** Exercise **
Pictures in the data below are not part of the copy; transcribe everything else exactly.

** Source material **
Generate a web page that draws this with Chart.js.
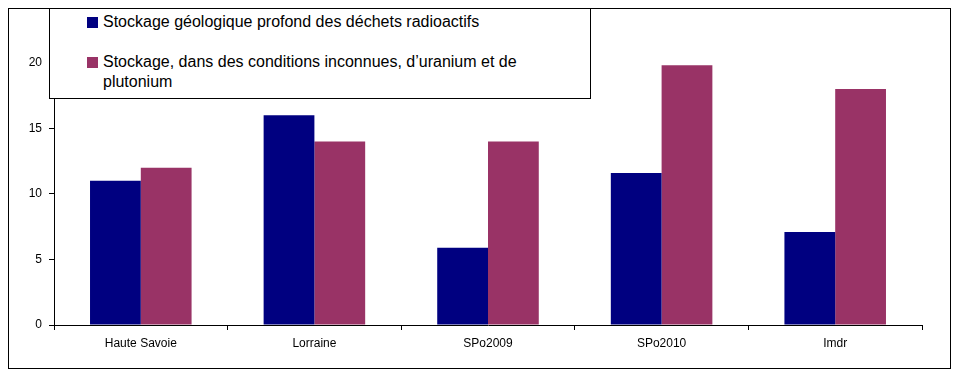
<!DOCTYPE html>
<html>
<head>
<meta charset="utf-8">
<script src="https://cdn.jsdelivr.net/npm/chart.js@4"></script>
<style>
  html, body { margin: 0; padding: 0; background: #fff; }
  #wrap { position: relative; width: 962px; height: 379px; }
  #frame { position: absolute; left: 8px; top: 8px; width: 943px; height: 361px; border: 1px solid #000; box-sizing: border-box; pointer-events: none; }
  #legend { position: absolute; left: 49px; top: 8px; width: 542px; height: 91px; border: 1px solid #000; box-sizing: border-box; background: #fff;
            font-family: "Liberation Sans", Arial, sans-serif; font-size: 16px; color: #000; }
  .item { position: absolute; left: 37px; width: 470px; line-height: 20px; padding-left: 16px; }
  .sw { position: absolute; left: 0; top: 5px; width: 11px; height: 11px; }
</style>
</head>
<body>
<div id="wrap">
  <canvas id="c" width="962" height="379"></canvas>
  <div id="frame"></div>
  <div id="legend"></div>
</div>
<script>
const categories = ["Haute Savoie", "Lorraine", "SPo2009", "SPo2010", "Imdr"];
const seriesNames = [
  "Stockage géologique profond des déchets radioactifs",
  "Stockage, dans des conditions inconnues, d’uranium et de plutonium"
];
const geologique = [11, 16, 5.9, 11.6, 7.1];
const inconnues = [12, 14, 14, 19.8, 18];
const yTicks = [0, 5, 10, 15, 20];
const colors = ["#000080", "#993366"];

// HTML legend (real text)
const legend = document.getElementById('legend');
const tops = [3, 43];
seriesNames.forEach((name, i) => {
  const d = document.createElement('div');
  d.className = 'item';
  d.style.top = tops[i] + 'px';
  const sw = document.createElement('span');
  sw.className = 'sw';
  sw.style.background = colors[i];
  d.appendChild(sw);
  d.appendChild(document.createTextNode(name));
  legend.appendChild(d);
});

new Chart(document.getElementById('c'), {
  type: 'bar',
  data: {
    labels: categories,
    datasets: [
      { label: seriesNames[0], data: geologique, backgroundColor: colors[0], borderWidth: 0 },
      { label: seriesNames[1], data: inconnues, backgroundColor: colors[1], borderWidth: 0 }
    ]
  },
  options: {
    responsive: false,
    animation: false,
    devicePixelRatio: 1,
    layout: { padding: { top: 0, right: 40, left: 0, bottom: 0 } },
    datasets: { bar: { categoryPercentage: 0.585, barPercentage: 1.0 } },
    plugins: { legend: { display: false }, tooltip: { enabled: false } },
    scales: {
      x: {
        offset: true,
        grid: { offset: true, drawOnChartArea: false, drawTicks: true, tickLength: 5, color: '#000', lineWidth: 1 },
        border: { display: true, color: '#000', width: 1 },
        ticks: { color: '#000', font: { family: 'Liberation Sans', size: 12 }, padding: 6, maxRotation: 0 },
        afterFit: s => { s.height = 54; }
      },
      y: {
        min: 0, max: 23.7,
        afterBuildTicks: s => { s.ticks = yTicks.map(v => ({ value: v })); },
        grid: { drawOnChartArea: false, drawTicks: true, tickLength: 5, color: '#000', lineWidth: 1 },
        border: { display: true, color: '#000', width: 1 },
        ticks: { color: '#000', font: { family: 'Liberation Sans', size: 12 }, padding: 7 },
        afterFit: s => { s.width = 54; }
      }
    }
  }
});
</script>
</body>
</html>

** Output for this exercise **
Generate a web page that draws this with Chart.js.
<!DOCTYPE html>
<html>
<head>
<meta charset="utf-8">
<script src="https://cdn.jsdelivr.net/npm/chart.js@4"></script>
<style>
  html, body { margin: 0; padding: 0; background: #fff; }
  #wrap { position: relative; width: 962px; height: 379px; }
  #frame { position: absolute; left: 8px; top: 8px; width: 943px; height: 361px; border: 1px solid #000; box-sizing: border-box; pointer-events: none; }
  #legend { position: absolute; left: 49px; top: 8px; width: 542px; height: 91px; border: 1px solid #000; box-sizing: border-box; background: #fff;
            font-family: "Liberation Sans", Arial, sans-serif; font-size: 16px; color: #000; }
  .item { position: absolute; left: 37px; width: 470px; line-height: 20px; padding-left: 16px; }
  .sw { position: absolute; left: 0; top: 5px; width: 11px; height: 11px; }
</style>
</head>
<body>
<div id="wrap">
  <canvas id="c" width="962" height="379"></canvas>
  <div id="frame"></div>
  <div id="legend"></div>
</div>
<script>
const categories = ["Haute Savoie", "Lorraine", "SPo2009", "SPo2010", "Imdr"];
const seriesNames = [
  "Stockage géologique profond des déchets radioactifs",
  "Stockage, dans des conditions inconnues, d’uranium et de plutonium"
];
const geologique = [11, 16, 5.9, 11.6, 7.1];
const inconnues = [12, 14, 14, 19.8, 18];
const yTicks = [0, 5, 10, 15, 20];
const colors = ["#000080", "#993366"];

// HTML legend (real text)
const legend = document.getElementById('legend');
const tops = [3, 43];
seriesNames.forEach((name, i) => {
  const d = document.createElement('div');
  d.className = 'item';
  d.style.top = tops[i] + 'px';
  const sw = document.createElement('span');
  sw.className = 'sw';
  sw.style.background = colors[i];
  d.appendChild(sw);
  d.appendChild(document.createTextNode(name));
  legend.appendChild(d);
});

new Chart(document.getElementById('c'), {
  type: 'bar',
  data: {
    labels: categories,
    datasets: [
      { label: seriesNames[0], data: geologique, backgroundColor: colors[0], borderWidth: 0 },
      { label: seriesNames[1], data: inconnues, backgroundColor: colors[1], borderWidth: 0 }
    ]
  },
  options: {
    responsive: false,
    animation: false,
    devicePixelRatio: 1,
    layout: { padding: { top: 0, right: 40, left: 0, bottom: 0 } },
    datasets: { bar: { categoryPercentage: 0.585, barPercentage: 1.0 } },
    plugins: { legend: { display: false }, tooltip: { enabled: false } },
    scales: {
      x: {
        offset: true,
        grid: { offset: true, drawOnChartArea: false, drawTicks: true, tickLength: 5, color: '#000', lineWidth: 1 },
        border: { display: true, color: '#000', width: 1 },
        ticks: { color: '#000', font: { family: 'Liberation Sans', size: 12 }, padding: 6, maxRotation: 0 },
        afterFit: s => { s.height = 54; }
      },
      y: {
        min: 0, max: 23.7,
        afterBuildTicks: s => { s.ticks = yTicks.map(v => ({ value: v })); },
        grid: { drawOnChartArea: false, drawTicks: true, tickLength: 5, color: '#000', lineWidth: 1 },
        border: { display: true, color: '#000', width: 1 },
        ticks: { color: '#000', font: { family: 'Liberation Sans', size: 12 }, padding: 7 },
        afterFit: s => { s.width = 54; }
      }
    }
  }
});
</script>
</body>
</html>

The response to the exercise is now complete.